→ GIVEN PROBLEM
Copy out each line exactly; pictures stay out of the copy.

(Saved entries)
====================

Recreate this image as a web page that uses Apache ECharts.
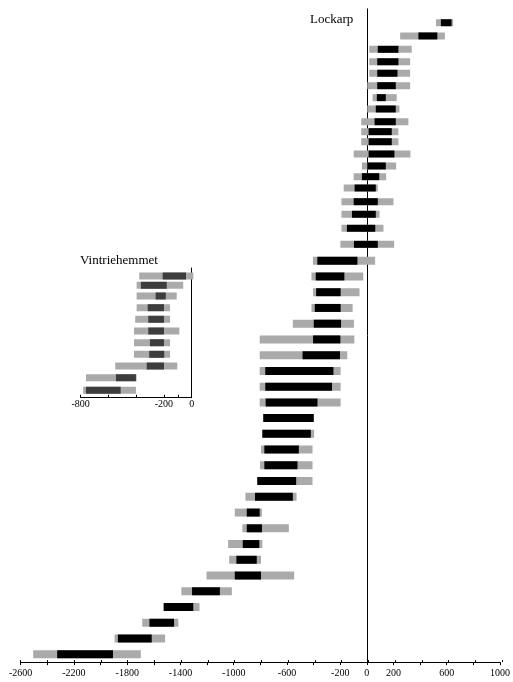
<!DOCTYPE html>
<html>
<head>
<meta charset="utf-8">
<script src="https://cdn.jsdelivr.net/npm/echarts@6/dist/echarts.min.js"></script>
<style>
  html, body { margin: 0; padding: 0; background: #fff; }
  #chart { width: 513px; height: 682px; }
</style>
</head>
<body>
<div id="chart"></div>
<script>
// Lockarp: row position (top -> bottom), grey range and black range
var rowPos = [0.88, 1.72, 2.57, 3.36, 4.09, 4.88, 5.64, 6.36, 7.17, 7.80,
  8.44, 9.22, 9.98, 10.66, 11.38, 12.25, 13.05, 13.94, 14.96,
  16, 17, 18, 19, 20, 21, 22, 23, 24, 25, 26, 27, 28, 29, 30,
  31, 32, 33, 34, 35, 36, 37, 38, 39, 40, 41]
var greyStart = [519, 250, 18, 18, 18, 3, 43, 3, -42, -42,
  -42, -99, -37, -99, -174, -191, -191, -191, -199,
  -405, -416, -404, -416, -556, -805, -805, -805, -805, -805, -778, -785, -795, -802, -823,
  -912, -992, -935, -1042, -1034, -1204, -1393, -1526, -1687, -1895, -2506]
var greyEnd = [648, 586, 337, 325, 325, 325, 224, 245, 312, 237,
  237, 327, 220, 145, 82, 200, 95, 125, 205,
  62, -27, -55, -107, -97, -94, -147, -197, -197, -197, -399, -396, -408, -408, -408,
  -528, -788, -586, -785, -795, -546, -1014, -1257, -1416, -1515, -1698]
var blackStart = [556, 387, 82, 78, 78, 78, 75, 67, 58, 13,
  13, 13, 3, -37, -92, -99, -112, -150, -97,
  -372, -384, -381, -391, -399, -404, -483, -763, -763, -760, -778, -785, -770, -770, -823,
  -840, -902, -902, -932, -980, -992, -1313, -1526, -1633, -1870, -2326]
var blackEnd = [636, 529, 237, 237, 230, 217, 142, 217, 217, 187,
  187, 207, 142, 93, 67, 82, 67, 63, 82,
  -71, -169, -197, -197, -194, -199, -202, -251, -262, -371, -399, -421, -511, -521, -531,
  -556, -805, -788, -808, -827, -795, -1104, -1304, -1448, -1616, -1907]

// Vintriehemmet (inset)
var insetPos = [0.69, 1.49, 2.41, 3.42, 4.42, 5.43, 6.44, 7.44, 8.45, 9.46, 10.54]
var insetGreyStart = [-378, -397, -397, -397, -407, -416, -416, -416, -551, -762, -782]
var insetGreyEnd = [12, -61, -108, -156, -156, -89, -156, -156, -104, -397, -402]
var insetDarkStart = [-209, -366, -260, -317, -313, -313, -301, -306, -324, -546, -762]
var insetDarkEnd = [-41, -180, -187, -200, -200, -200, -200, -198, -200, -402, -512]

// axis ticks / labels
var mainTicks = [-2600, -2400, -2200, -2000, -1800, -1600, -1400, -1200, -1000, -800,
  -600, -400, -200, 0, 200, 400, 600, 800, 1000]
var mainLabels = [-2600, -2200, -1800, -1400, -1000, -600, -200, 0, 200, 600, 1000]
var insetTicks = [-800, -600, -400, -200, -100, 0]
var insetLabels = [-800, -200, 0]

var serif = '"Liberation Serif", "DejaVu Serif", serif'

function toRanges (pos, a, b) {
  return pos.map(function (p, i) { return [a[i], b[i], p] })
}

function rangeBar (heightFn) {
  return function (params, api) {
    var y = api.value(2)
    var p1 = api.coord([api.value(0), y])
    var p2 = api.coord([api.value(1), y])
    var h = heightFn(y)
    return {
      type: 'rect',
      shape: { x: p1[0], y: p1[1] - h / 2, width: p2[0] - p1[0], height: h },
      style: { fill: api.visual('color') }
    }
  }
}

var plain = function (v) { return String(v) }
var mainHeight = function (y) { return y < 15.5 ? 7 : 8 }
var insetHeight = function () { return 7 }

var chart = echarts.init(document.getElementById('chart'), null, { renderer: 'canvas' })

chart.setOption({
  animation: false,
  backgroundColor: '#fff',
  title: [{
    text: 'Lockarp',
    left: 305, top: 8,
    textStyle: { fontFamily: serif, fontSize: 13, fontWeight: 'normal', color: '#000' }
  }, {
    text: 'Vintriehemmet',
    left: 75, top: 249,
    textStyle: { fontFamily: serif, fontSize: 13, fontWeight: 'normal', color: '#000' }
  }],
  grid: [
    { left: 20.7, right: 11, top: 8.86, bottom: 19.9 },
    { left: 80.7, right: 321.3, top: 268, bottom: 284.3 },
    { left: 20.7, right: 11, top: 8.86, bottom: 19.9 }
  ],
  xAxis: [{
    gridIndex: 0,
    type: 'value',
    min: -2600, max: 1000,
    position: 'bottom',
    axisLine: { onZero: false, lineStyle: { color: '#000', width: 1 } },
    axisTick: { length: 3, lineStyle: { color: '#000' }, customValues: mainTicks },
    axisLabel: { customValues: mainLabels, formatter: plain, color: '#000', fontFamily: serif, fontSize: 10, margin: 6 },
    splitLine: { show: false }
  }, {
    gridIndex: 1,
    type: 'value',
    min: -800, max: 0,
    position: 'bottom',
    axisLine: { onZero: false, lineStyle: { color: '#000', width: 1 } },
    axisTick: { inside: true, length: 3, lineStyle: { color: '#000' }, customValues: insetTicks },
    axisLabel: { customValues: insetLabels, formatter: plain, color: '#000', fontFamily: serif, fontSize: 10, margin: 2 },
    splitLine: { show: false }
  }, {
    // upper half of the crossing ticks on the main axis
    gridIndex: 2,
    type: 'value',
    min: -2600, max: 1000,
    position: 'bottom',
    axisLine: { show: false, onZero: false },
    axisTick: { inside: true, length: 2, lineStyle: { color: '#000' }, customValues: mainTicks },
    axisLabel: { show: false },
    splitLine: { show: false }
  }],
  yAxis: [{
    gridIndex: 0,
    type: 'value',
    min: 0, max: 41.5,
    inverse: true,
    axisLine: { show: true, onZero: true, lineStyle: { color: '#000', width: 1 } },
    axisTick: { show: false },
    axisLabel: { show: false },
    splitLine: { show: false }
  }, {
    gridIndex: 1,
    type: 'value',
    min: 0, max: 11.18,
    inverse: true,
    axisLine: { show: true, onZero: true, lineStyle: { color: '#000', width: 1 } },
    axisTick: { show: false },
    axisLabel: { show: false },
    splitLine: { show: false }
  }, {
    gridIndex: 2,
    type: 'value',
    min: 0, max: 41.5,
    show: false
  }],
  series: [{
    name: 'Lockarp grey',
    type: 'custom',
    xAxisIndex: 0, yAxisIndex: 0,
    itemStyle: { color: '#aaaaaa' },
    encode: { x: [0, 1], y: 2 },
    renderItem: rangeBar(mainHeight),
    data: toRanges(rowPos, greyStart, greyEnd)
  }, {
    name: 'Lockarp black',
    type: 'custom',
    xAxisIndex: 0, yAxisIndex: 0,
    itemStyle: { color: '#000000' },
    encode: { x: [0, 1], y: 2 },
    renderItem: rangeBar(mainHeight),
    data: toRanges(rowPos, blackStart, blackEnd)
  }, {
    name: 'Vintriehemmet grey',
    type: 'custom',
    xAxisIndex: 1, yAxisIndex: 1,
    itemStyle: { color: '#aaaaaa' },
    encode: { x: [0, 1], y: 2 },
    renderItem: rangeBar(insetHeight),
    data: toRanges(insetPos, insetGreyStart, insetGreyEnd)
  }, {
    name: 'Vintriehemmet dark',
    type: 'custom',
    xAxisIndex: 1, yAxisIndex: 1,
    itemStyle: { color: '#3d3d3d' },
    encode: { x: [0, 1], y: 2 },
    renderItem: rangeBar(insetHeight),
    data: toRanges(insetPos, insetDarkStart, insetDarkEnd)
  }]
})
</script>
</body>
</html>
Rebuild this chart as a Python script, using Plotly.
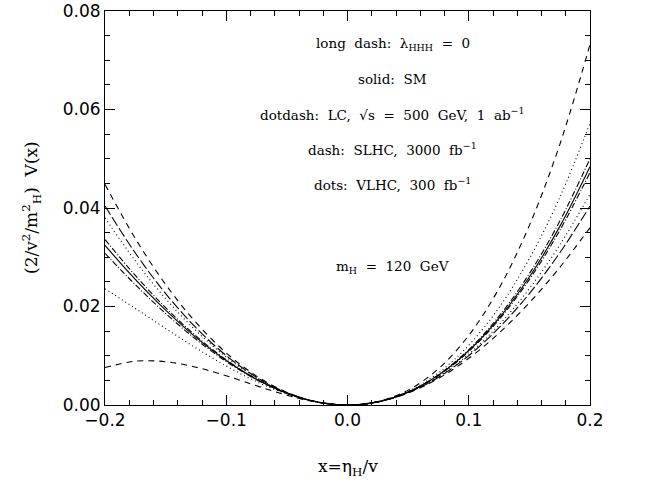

====================

→ SOLUTION TO THIS EXERCISE
Recreate this image as a web page that uses Apache ECharts.
<!DOCTYPE html>
<html>
<head>
<meta charset="utf-8">
<script src="https://cdn.jsdelivr.net/npm/echarts@6/dist/echarts.min.js"></script>
<style>
  html, body { margin: 0; padding: 0; background: #fff; }
  #chart { width: 513px; height: 682px; }
</style>
</head>
<body>
<div id="chart"></div>
<script>
// Lockarp: row position (top -> bottom), grey range and black range
var rowPos = [0.88, 1.72, 2.57, 3.36, 4.09, 4.88, 5.64, 6.36, 7.17, 7.80,
  8.44, 9.22, 9.98, 10.66, 11.38, 12.25, 13.05, 13.94, 14.96,
  16, 17, 18, 19, 20, 21, 22, 23, 24, 25, 26, 27, 28, 29, 30,
  31, 32, 33, 34, 35, 36, 37, 38, 39, 40, 41]
var greyStart = [519, 250, 18, 18, 18, 3, 43, 3, -42, -42,
  -42, -99, -37, -99, -174, -191, -191, -191, -199,
  -405, -416, -404, -416, -556, -805, -805, -805, -805, -805, -778, -785, -795, -802, -823,
  -912, -992, -935, -1042, -1034, -1204, -1393, -1526, -1687, -1895, -2506]
var greyEnd = [648, 586, 337, 325, 325, 325, 224, 245, 312, 237,
  237, 327, 220, 145, 82, 200, 95, 125, 205,
  62, -27, -55, -107, -97, -94, -147, -197, -197, -197, -399, -396, -408, -408, -408,
  -528, -788, -586, -785, -795, -546, -1014, -1257, -1416, -1515, -1698]
var blackStart = [556, 387, 82, 78, 78, 78, 75, 67, 58, 13,
  13, 13, 3, -37, -92, -99, -112, -150, -97,
  -372, -384, -381, -391, -399, -404, -483, -763, -763, -760, -778, -785, -770, -770, -823,
  -840, -902, -902, -932, -980, -992, -1313, -1526, -1633, -1870, -2326]
var blackEnd = [636, 529, 237, 237, 230, 217, 142, 217, 217, 187,
  187, 207, 142, 93, 67, 82, 67, 63, 82,
  -71, -169, -197, -197, -194, -199, -202, -251, -262, -371, -399, -421, -511, -521, -531,
  -556, -805, -788, -808, -827, -795, -1104, -1304, -1448, -1616, -1907]

// Vintriehemmet (inset)
var insetPos = [0.69, 1.49, 2.41, 3.42, 4.42, 5.43, 6.44, 7.44, 8.45, 9.46, 10.54]
var insetGreyStart = [-378, -397, -397, -397, -407, -416, -416, -416, -551, -762, -782]
var insetGreyEnd = [12, -61, -108, -156, -156, -89, -156, -156, -104, -397, -402]
var insetDarkStart = [-209, -366, -260, -317, -313, -313, -301, -306, -324, -546, -762]
var insetDarkEnd = [-41, -180, -187, -200, -200, -200, -200, -198, -200, -402, -512]

// axis ticks / labels
var mainTicks = [-2600, -2400, -2200, -2000, -1800, -1600, -1400, -1200, -1000, -800,
  -600, -400, -200, 0, 200, 400, 600, 800, 1000]
var mainLabels = [-2600, -2200, -1800, -1400, -1000, -600, -200, 0, 200, 600, 1000]
var insetTicks = [-800, -600, -400, -200, -100, 0]
var insetLabels = [-800, -200, 0]

var serif = '"Liberation Serif", "DejaVu Serif", serif'

function toRanges (pos, a, b) {
  return pos.map(function (p, i) { return [a[i], b[i], p] })
}

function rangeBar (heightFn) {
  return function (params, api) {
    var y = api.value(2)
    var p1 = api.coord([api.value(0), y])
    var p2 = api.coord([api.value(1), y])
    var h = heightFn(y)
    return {
      type: 'rect',
      shape: { x: p1[0], y: p1[1] - h / 2, width: p2[0] - p1[0], height: h },
      style: { fill: api.visual('color') }
    }
  }
}

var plain = function (v) { return String(v) }
var mainHeight = function (y) { return y < 15.5 ? 7 : 8 }
var insetHeight = function () { return 7 }

var chart = echarts.init(document.getElementById('chart'), null, { renderer: 'canvas' })

chart.setOption({
  animation: false,
  backgroundColor: '#fff',
  title: [{
    text: 'Lockarp',
    left: 305, top: 8,
    textStyle: { fontFamily: serif, fontSize: 13, fontWeight: 'normal', color: '#000' }
  }, {
    text: 'Vintriehemmet',
    left: 75, top: 249,
    textStyle: { fontFamily: serif, fontSize: 13, fontWeight: 'normal', color: '#000' }
  }],
  grid: [
    { left: 20.7, right: 11, top: 8.86, bottom: 19.9 },
    { left: 80.7, right: 321.3, top: 268, bottom: 284.3 },
    { left: 20.7, right: 11, top: 8.86, bottom: 19.9 }
  ],
  xAxis: [{
    gridIndex: 0,
    type: 'value',
    min: -2600, max: 1000,
    position: 'bottom',
    axisLine: { onZero: false, lineStyle: { color: '#000', width: 1 } },
    axisTick: { length: 3, lineStyle: { color: '#000' }, customValues: mainTicks },
    axisLabel: { customValues: mainLabels, formatter: plain, color: '#000', fontFamily: serif, fontSize: 10, margin: 6 },
    splitLine: { show: false }
  }, {
    gridIndex: 1,
    type: 'value',
    min: -800, max: 0,
    position: 'bottom',
    axisLine: { onZero: false, lineStyle: { color: '#000', width: 1 } },
    axisTick: { inside: true, length: 3, lineStyle: { color: '#000' }, customValues: insetTicks },
    axisLabel: { customValues: insetLabels, formatter: plain, color: '#000', fontFamily: serif, fontSize: 10, margin: 2 },
    splitLine: { show: false }
  }, {
    // upper half of the crossing ticks on the main axis
    gridIndex: 2,
    type: 'value',
    min: -2600, max: 1000,
    position: 'bottom',
    axisLine: { show: false, onZero: false },
    axisTick: { inside: true, length: 2, lineStyle: { color: '#000' }, customValues: mainTicks },
    axisLabel: { show: false },
    splitLine: { show: false }
  }],
  yAxis: [{
    gridIndex: 0,
    type: 'value',
    min: 0, max: 41.5,
    inverse: true,
    axisLine: { show: true, onZero: true, lineStyle: { color: '#000', width: 1 } },
    axisTick: { show: false },
    axisLabel: { show: false },
    splitLine: { show: false }
  }, {
    gridIndex: 1,
    type: 'value',
    min: 0, max: 11.18,
    inverse: true,
    axisLine: { show: true, onZero: true, lineStyle: { color: '#000', width: 1 } },
    axisTick: { show: false },
    axisLabel: { show: false },
    splitLine: { show: false }
  }, {
    gridIndex: 2,
    type: 'value',
    min: 0, max: 41.5,
    show: false
  }],
  series: [{
    name: 'Lockarp grey',
    type: 'custom',
    xAxisIndex: 0, yAxisIndex: 0,
    itemStyle: { color: '#aaaaaa' },
    encode: { x: [0, 1], y: 2 },
    renderItem: rangeBar(mainHeight),
    data: toRanges(rowPos, greyStart, greyEnd)
  }, {
    name: 'Lockarp black',
    type: 'custom',
    xAxisIndex: 0, yAxisIndex: 0,
    itemStyle: { color: '#000000' },
    encode: { x: [0, 1], y: 2 },
    renderItem: rangeBar(mainHeight),
    data: toRanges(rowPos, blackStart, blackEnd)
  }, {
    name: 'Vintriehemmet grey',
    type: 'custom',
    xAxisIndex: 1, yAxisIndex: 1,
    itemStyle: { color: '#aaaaaa' },
    encode: { x: [0, 1], y: 2 },
    renderItem: rangeBar(insetHeight),
    data: toRanges(insetPos, insetGreyStart, insetGreyEnd)
  }, {
    name: 'Vintriehemmet dark',
    type: 'custom',
    xAxisIndex: 1, yAxisIndex: 1,
    itemStyle: { color: '#3d3d3d' },
    encode: { x: [0, 1], y: 2 },
    renderItem: rangeBar(insetHeight),
    data: toRanges(insetPos, insetDarkStart, insetDarkEnd)
  }]
})
</script>
</body>
</html>
Rebuild this chart as a Python script, using Plotly.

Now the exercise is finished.